One requirement: The uploaded brain needs the same inputs it always had. In other words, the external world must be available to it. Even cloistered inside a computer, you would still need a simulation of your senses, a reproduction of the ability to see, hear, smell, touch, feel – as well as move, blink, detect your heart rate, set your circadian rhythm and do thousands of other things.
But why is that? Couldn’t you just exist in a pure mental bubble, inside the computer without sensory input?
Depriving people of their senses, like putting them in total darkness, or in a room without sound, is known as sensory deprivation, and it’s regarded as a form of torture. People who have trouble sensing their bodily signals – thirst, hunger, pain, an itch – often have mental health challenges.
That’s why for mind uploading to work, the simulation of your senses and the digital environment you’re in must be exceptionally accurate. Even minor distortions could have serious mental consequences.
For now, researchers don’t have the computing power, much less the scientific knowledge, to perform such simulations.
New and updated scanning technology is a necessity.
Scanning billions of pinheads
The first task for a successful mind upload: Scanning, then mapping the complete 3D structure of the human brain. This requires the equivalent of an extraordinarily sophisticated MRI machine that could detail the brain in an advanced way. At the moment, scientists are only at the very early stages of brain mapping – which includes the entire brain of a fly and tiny portions of a mouse brain.
In a few decades, a complete map of the human brain may be possible. Yet even capturing the identities of all 86 billion neurons, all smaller than a pinhead, plus their trillions of connections, still isn’t enough. Uploading this information by itself into a computer won’t accomplish much. That’s because each neuron constantly adjusts its functioning, and that has to be modeled, too.
It’s hard to know how many levels down researchers must go to make the simulated brain work. Is it enough to stop at the molecular level? Right now, no one knows.
Technological immortality comes with significant ethical concerns.
2045? 2145? Or later?
Knowing how the brain computes things might provide a shortcut. That would let researchers simulate only the essential parts of the brain, and not all biological idiosyncrasies. It’s easier to manufacture a new car knowing how a car works, compared to attempting to scan and replicate an existing car without any knowledge of its inner workings.
However, this approach requires that scientists figure out how the brain creates thoughts – how collections of thousands to millions of neurons come together to perform the computations that make the human mind come alive. It’s hard to express how very far we are from this.
Here’s another way: Replace the 86 billion real neurons with artificial ones, one at a time. That approach would make mind uploading much easier. Right now, though, scientists can’t replace even a single real neuron with an artificial one.
But keep in mind the pace of technology is accelerating exponentially. It’s reasonable to expect spectacular improvements in computing power and artificial intelligence in the coming decades.
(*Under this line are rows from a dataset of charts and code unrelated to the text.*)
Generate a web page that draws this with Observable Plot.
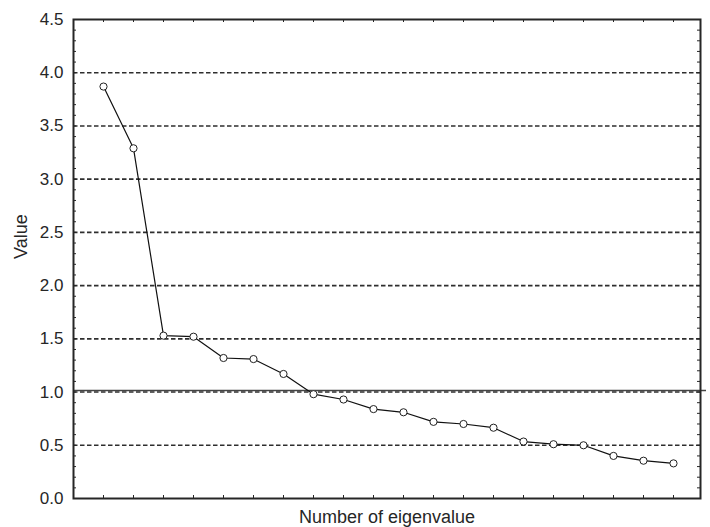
<!DOCTYPE html>
<html>
<head>
<meta charset="utf-8">
<script src="https://cdn.jsdelivr.net/npm/d3@7"></script>
<script src="https://cdn.jsdelivr.net/npm/@observablehq/plot@0.6"></script>
<style>
  html, body { margin: 0; padding: 0; background: #fff; }
  svg { display: block; }
</style>
</head>
<body>
<div id="chart"></div>
<script>
// Data
const eigenNumbers = [1, 2, 3, 4, 5, 6, 7, 8, 9, 10, 11, 12, 13, 14, 15, 16, 17, 18, 19, 20];
const eigenValues = [3.87, 3.29, 1.53, 1.52, 1.32, 1.31, 1.17, 0.98, 0.93, 0.84, 0.81, 0.72, 0.70, 0.665, 0.535, 0.51, 0.50, 0.40, 0.355, 0.33];
const yTickValues = [0, 0.5, 1.0, 1.5, 2.0, 2.5, 3.0, 3.5, 4.0, 4.5];
const gridValues = [0.5, 1.0, 1.5, 2.0, 2.5, 3.0, 3.5, 4.0];
const yMinorTicks = d3.range(0, 46).map(i => i / 10);
const criterionValue = [1.0];
const xLabel = "Number of eigenvalue";
const yLabel = "Value";

const data = eigenNumbers.map((n, i) => ({n, v: eigenValues[i]}));

const W = 710, H = 527;
const mL = 73, mR = 10, mT = 19, mB = 29;
const fw = W - mL - mR, fh = H - mT - mB;
const ink = "#262626";

const chart = Plot.plot({
  width: W,
  height: H,
  marginLeft: mL,
  marginRight: mR,
  marginTop: mT,
  marginBottom: mB,
  style: {fontFamily: "'Liberation Sans', Arial, sans-serif", fontSize: "17px", color: ink, background: "#fff"},
  x: {domain: [0, 20.9], axis: null},
  y: {domain: [0, 4.5], axis: null},
  marks: [
    // dashed grid
    Plot.ruleY(gridValues, {stroke: "#2e2e2e", strokeWidth: 1.6, strokeDasharray: "4.5,2.5"}),
    // criterion line at 1.0
    Plot.ruleY(criterionValue, {stroke: "#444", strokeWidth: 1.6, dy: -1.5, insetRight: -6}),
    // minor ticks left and right (inward)
    Plot.ruleY(yMinorTicks, {stroke: ink, strokeWidth: 1, insetRight: fw - 3}),
    Plot.ruleY(yMinorTicks, {stroke: ink, strokeWidth: 1, insetLeft: fw - 3}),
    // x ticks bottom and top (inward)
    Plot.ruleX(eigenNumbers, {stroke: ink, strokeWidth: 1, insetTop: fh - 3}),
    Plot.ruleX(eigenNumbers, {stroke: ink, strokeWidth: 1, insetBottom: fh - 3}),
    // y tick labels
    Plot.axisY({ticks: yTickValues, tickSize: 0, tickPadding: 10, tickFormat: d => d.toFixed(1), label: null, fontSize: 17}),
    // frame
    Plot.frame({stroke: ink, strokeWidth: 2}),
    // series
    Plot.line(data, {x: "n", y: "v", stroke: "#111", strokeWidth: 1.2}),
    Plot.dot(data, {x: "n", y: "v", r: 3.6, fill: "#fff", stroke: "#222", strokeWidth: 1}),
    // axis titles
    Plot.text([yLabel], {frameAnchor: "left", dx: -52, rotate: -90, fontSize: 18, fill: ink}),
    Plot.text([xLabel], {frameAnchor: "bottom", dy: 12, lineAnchor: "top", fontSize: 18, fill: ink})
  ]
});
document.getElementById("chart").appendChild(chart);
</script>
</body>
</html>
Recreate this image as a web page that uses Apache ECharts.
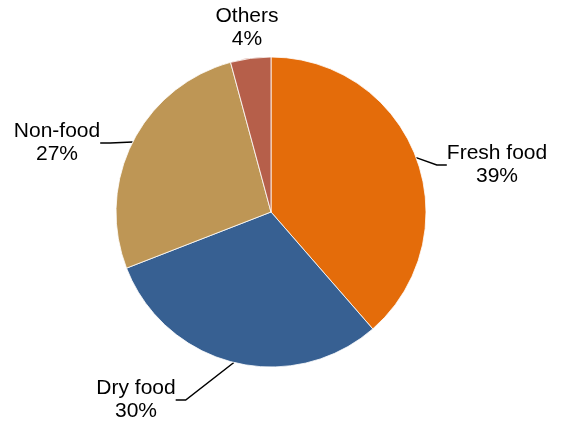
<!DOCTYPE html>
<html>
<head>
<meta charset="utf-8">
<script src="https://cdn.jsdelivr.net/npm/echarts@6/dist/echarts.min.js"></script>
<style>
  html, body { margin: 0; padding: 0; background: #fff; }
  #chart { width: 561px; height: 425px; }
</style>
</head>
<body>
<div id="chart"></div>
<script>
const CATEGORIES = ["Fresh food", "Dry food", "Non-food", "Others"];
const SHARES = [38.6, 30.5, 26.7, 4.2];
// percentages as printed on the labels
const PERCENT_LABELS = ["39%", "30%", "27%", "4%"];
const COLORS = ["#e46c0a", "#376092", "#be9655", "#b65f4a"];

// label centres (x, middle y)
const LABEL_POS = [
  [497, 165],
  [136, 400],
  [57, 143],
  [247, 28],
];

const chart = echarts.init(document.getElementById("chart"));

chart.setOption({
  animation: false,
  color: COLORS,
  series: [
    {
      type: "pie",
      center: [271, 212],
      radius: 155,
      startAngle: 90,
      clockwise: true,
      itemStyle: { borderColor: "#fff", borderWidth: 0.8 },
      label: {
        formatter: (p) => `${p.name}\n${PERCENT_LABELS[p.dataIndex]}`,
        fontFamily: "Liberation Sans, Arial, sans-serif",
        fontSize: 21,
        lineHeight: 23,
        color: "#000",
        align: "center",
      },
      labelLine: {
        show: true,
        length: 12,
        length2: 10,
        lineStyle: { color: "#000", width: 1.5 },
      },
      labelLayout: (params) => {
        const pos = LABEL_POS[params.dataIndex];
        return {
          x: pos[0],
          y: pos[1],
          align: "center",
          verticalAlign: "middle",
        };
      },
      data: CATEGORIES.map((name, i) => ({
        name,
        value: SHARES[i],
        labelLine: i === 3 ? { show: false } : undefined,
      })),
    },
  ],
});
</script>
</body>
</html>
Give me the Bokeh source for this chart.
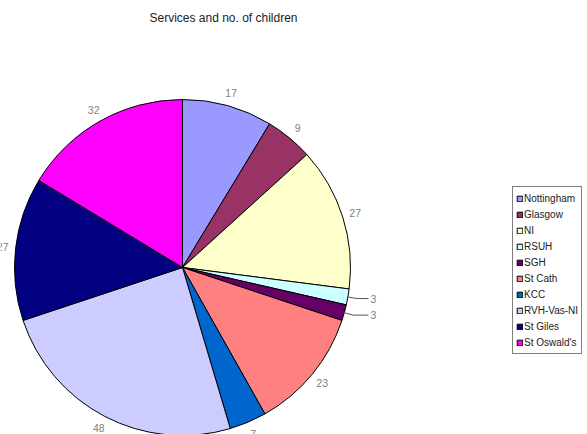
import numpy as np
from bokeh.plotting import figure
from bokeh.models import Range1d, Legend, LegendItem, Label, ColumnDataSource
from bokeh.core.properties import value
from bokeh.embed import file_html
from bokeh.resources import INLINE

categories = ["Nottingham", "Glasgow", "NI", "RSUH", "SGH", "St Cath", "KCC",
              "RVH-Vas-NI", "St Giles", "St Oswald's"]
counts = [17, 9, 27, 3, 3, 23, 7, 48, 27, 32]
colors = ["#9999FF", "#993366", "#FFFFCC", "#CCFFFF", "#660066", "#FF8080",
          "#0066CC", "#CCCCFF", "#000080", "#FF00FF"]
title_text = "Services and no. of children"

W, H = 587, 434
p = figure(width=W, height=H, output_backend="svg", toolbar_location=None,
           x_range=Range1d(0, W), y_range=Range1d(0, H),
           x_axis_type=None, y_axis_type=None, min_border=0)
p.outline_line_color = None
p.grid.visible = False

cx, cy, R = 182, 167, 168
vals = np.array(counts, dtype=float)
total = vals.sum()
cum = np.concatenate([[0], np.cumsum(vals)])
start = np.pi / 2 - cum[1:] / total * 2 * np.pi
end = np.pi / 2 - cum[:-1] / total * 2 * np.pi
mid = (start + end) / 2

src = ColumnDataSource(dict(start=start, end=end, color=colors, cat=categories))
r = p.wedge(x=cx, y=cy, radius=R, start_angle="start", end_angle="end",
            fill_color="color", line_color="black", line_width=1, source=src)

small = vals / total < 0.03
big = ~small
lx = cx + 181 * np.cos(mid[big])
ly = cy + 181 * np.sin(mid[big])
p.text(x=lx, y=ly, text=[str(c) for c, b in zip(counts, big) if b], text_align="center",
       text_baseline="middle", text_font=value("Liberation Sans"),
       text_font_size="10.5px", text_color="#808080")

# leader lines + labels for small slices
sm = np.where(small)[0]
ex = cx + R * np.cos(mid[sm])
ey = cy + R * np.sin(mid[sm])
bx = cx + (R + 9) * np.cos(mid[sm])
by = cy + (R + 9) * np.sin(mid[sm])
tx = cx + 186
p.multi_line(xs=[[a, b, tx] for a, b in zip(ex, bx)],
             ys=[[a, b, b] for a, b in zip(ey, by)],
             line_color="#555555", line_width=1)
p.text(x=[tx + 2] * len(sm), y=by, text=[str(counts[i]) for i in sm],
       text_align="left", text_baseline="middle",
       text_font=value("Liberation Sans"), text_font_size="10.5px",
       text_color="#808080")

p.add_layout(Label(x=223, y=417, text=title_text, text_align="center",
                   text_baseline="middle", text_font="Liberation Sans",
                   text_font_size="12px", text_color="#222222"))

items = [LegendItem(label=c, renderers=[r], index=i) for i, c in enumerate(categories)]
leg = Legend(items=items, location=(512, 80), orientation="vertical",
             label_text_font="Liberation Sans", label_text_font_size="10px",
             label_text_color="#222222", glyph_width=7, glyph_height=7,
             label_height=16, label_standoff=1, spacing=0, padding=3, margin=0,
             border_line_color="black", border_line_width=1,
             background_fill_color="white", background_fill_alpha=1)
p.add_layout(leg, "center")

open("out.html", "w").write(file_html(p, INLINE))
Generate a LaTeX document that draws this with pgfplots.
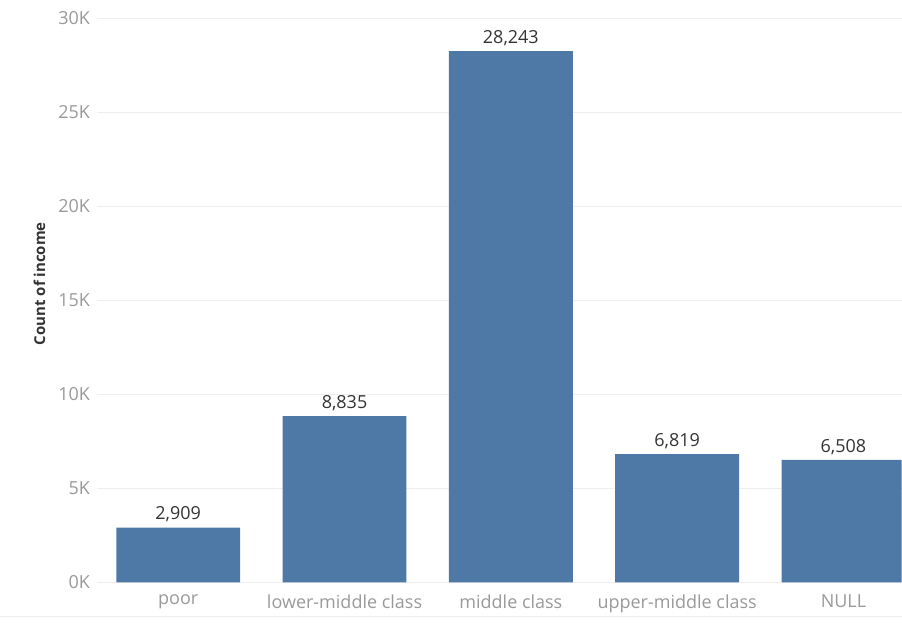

One other thing is certain: Mind uploading will certainly have no problem finding funding. Many billionaires appear glad to part with lots of their money for a shot at living forever.
Although the challenges are enormous and the path forward uncertain, I believe that one day, mind uploading will be a reality. The most optimistic forecasts pinpoint the year 2045, only 20 years from now. Others say the end of this century.
But in my mind, both of these predictions are probably too optimistic. I would be shocked if mind uploading works in the next 100 years. But it might happen in 200 – which means the first person to live forever could be born in your lifetime.